Being passionate about the world of wine is a bit like being passionate about art, because when you come across a new artist, you welcome the opportunity to attend an exhibition in order to get to know them ‘in the flesh’, so to speak. In the same way, when you really want to understand a wine, you need to know where it comes from.
Those who appreciate wine know that it is the result of a fascinating synergy between nature and man, sometimes summed up in the word ‘Terroir’.
‘Terroir’ is a French term that has no real translation in our language, but whose meaning encompasses the interaction between climate, soil, vine, location and traditions (the latter including people and their techniques). It is this interaction that gives a wine its own particular identity and character.
So, by getting to know the ‘terroir’, you get to know the wine and it is for this reason that the opportunity to visit the winery, along with its vineyards, its people and its cellar, is always an important occasion.
Visits to wineries usually begin with a guided walk through the rows of vines, allowing you to discover essential information, such as the composition of the soil, the grapes chosen, the exposure, the state and age of the vines, but also, and above all, allowing you to learn about the choice of methods and how the vineyard is managed.
Your tour might continue on to the cellar where the magic happens. Here, first of all, you will notice how well the place is cared for and how clean it is, which is very important, and then the producer’s story will give you a better understanding of what is going on, in other words, what production techniques have been chosen, what materials are used for ageing, what stage of production has been reached and what oenological techniques are used. In the cellar, if you are lucky, you might even be able to taste some of the wine that is being rested, before being bottled, an experience that will allow you to understand the development of this fascinating beverage.
After the cellar, it is usually time for the most relaxing part, the tasting. A horizontal tasting (i.e. of different labels) will allow participants to understand which wines are produced at the winery, while a vertical tasting (same wine, but different vintages) will help them understand the potential of a particular wine.
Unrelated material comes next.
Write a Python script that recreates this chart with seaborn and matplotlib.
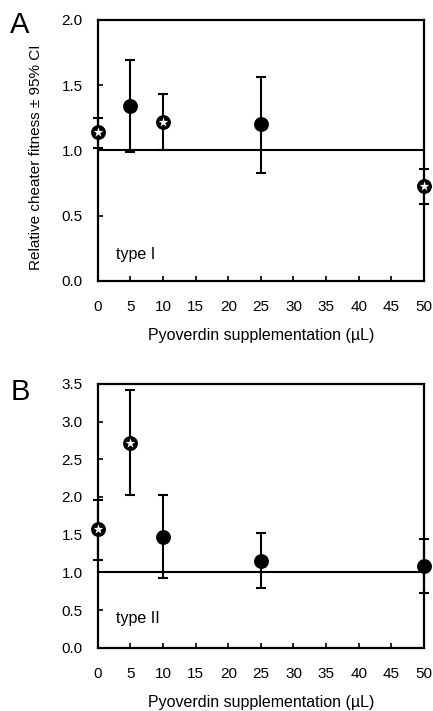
import seaborn as sns
import pandas as pd
import matplotlib.pyplot as plt

# Panel A (type I)
dose_a = [0, 5, 10, 25, 50]
fit_a = [1.14, 1.34, 1.22, 1.20, 0.73]
lo_a = [1.02, 0.99, 1.00, 0.83, 0.59]
hi_a = [1.25, 1.69, 1.43, 1.56, 0.86]
star_a = [True, False, True, False, True]

# Panel B (type II)
dose_b = [0, 5, 10, 25, 50]
fit_b = [1.57, 2.72, 1.47, 1.15, 1.08]
lo_b = [1.16, 2.03, 0.93, 0.79, 0.72]
hi_b = [1.96, 3.42, 2.03, 1.52, 1.44]
star_b = [True, True, False, False, False]

xticks = list(range(0, 55, 5))

sns.set_style("ticks")
plt.rcParams['font.family'] = ['Liberation Sans', 'DejaVu Sans']
plt.rcParams['text.color'] = 'black'
plt.rcParams['axes.labelcolor'] = 'black'

fig = plt.figure(figsize=(4.33, 7.11), dpi=100)
ax_a = fig.add_axes([0.226, 0.605, 0.753, 0.367])
ax_b = fig.add_axes([0.226, 0.089, 0.753, 0.371])


def draw(ax, dose, fit, lo, hi, star, ymax, yticks, label, label_y):
    df = pd.DataFrame({'dose': dose, 'fit': fit, 'lo': lo, 'hi': hi, 'star': star})
    ax.axhline(1.0, color='black', lw=1.5, zorder=1)
    ax.errorbar(df['dose'], df['fit'],
                yerr=[df['fit'] - df['lo'], df['hi'] - df['fit']],
                fmt='none', ecolor='black', elinewidth=1.5, capsize=3.5,
                capthick=1.5, clip_on=False, zorder=2)
    sns.scatterplot(data=df, x='dose', y='fit', ax=ax, color='black',
                    s=115, marker='o', edgecolor='black', linewidth=0,
                    clip_on=False, zorder=3, legend=False)
    sns.scatterplot(data=df[df['star']], x='dose', y='fit', ax=ax,
                    color='white', s=55, marker='*', linewidth=0,
                    clip_on=False, zorder=4, legend=False)
    ax.set_xlim(0, 50)
    ax.set_ylim(0, ymax)
    ax.set_xticks(xticks)
    ax.set_yticks(yticks)
    ax.set_yticklabels([f'{t:.1f}' for t in yticks])
    ax.tick_params(direction='in', length=3.5, width=1.2, labelsize=11,
                   colors='black')
    ax.tick_params(axis='x', pad=14)
    ax.tick_params(axis='y', pad=11)
    for s in ax.spines.values():
        s.set_linewidth(1.6)
        s.set_color('black')
    ax.set_xlabel('Pyoverdin supplementation (µL)', fontsize=11.5, labelpad=10)
    ax.set_ylabel('')
    ax.text(2.8, label_y, label, fontsize=11.5)


draw(ax_a, dose_a, fit_a, lo_a, hi_a, star_a, 2.0,
     [0.0, 0.5, 1.0, 1.5, 2.0], 'type I', 0.17)
draw(ax_b, dose_b, fit_b, lo_b, hi_b, star_b, 3.5,
     [0.0, 0.5, 1.0, 1.5, 2.0, 2.5, 3.0, 3.5], 'type II', 0.33)

ax_a.set_ylabel('Relative cheater fitness ± 95% CI', fontsize=11)
ax_a.yaxis.set_label_coords(-0.168, 0.475)

fig.text(20 / 433, 1 - 25 / 711, 'A', fontsize=21, ha='center', va='center')
fig.text(20 / 433, 1 - 392 / 711, 'B', fontsize=21, ha='center', va='center')

fig.savefig('out.png', dpi=100)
Hence, these visits allow the wine to be put into context. Enthusiasts and inquirers should aim to create a mental map that delves into various places or entire regions and, step by step, dig deeper and deeper, narrowing the field until they understand the multifaceted essence of each piece of land.
If I may, dear readers, a postscript. It’s important to remember that visiting a winery is a bit like having dinner at a friend’s house. The house will always be decorated for the occasion and the dust will always have been swept under the carpet, so you need a keen eye and the ability to listen to all the information given, so as to discern between what is true and what only appears to be true.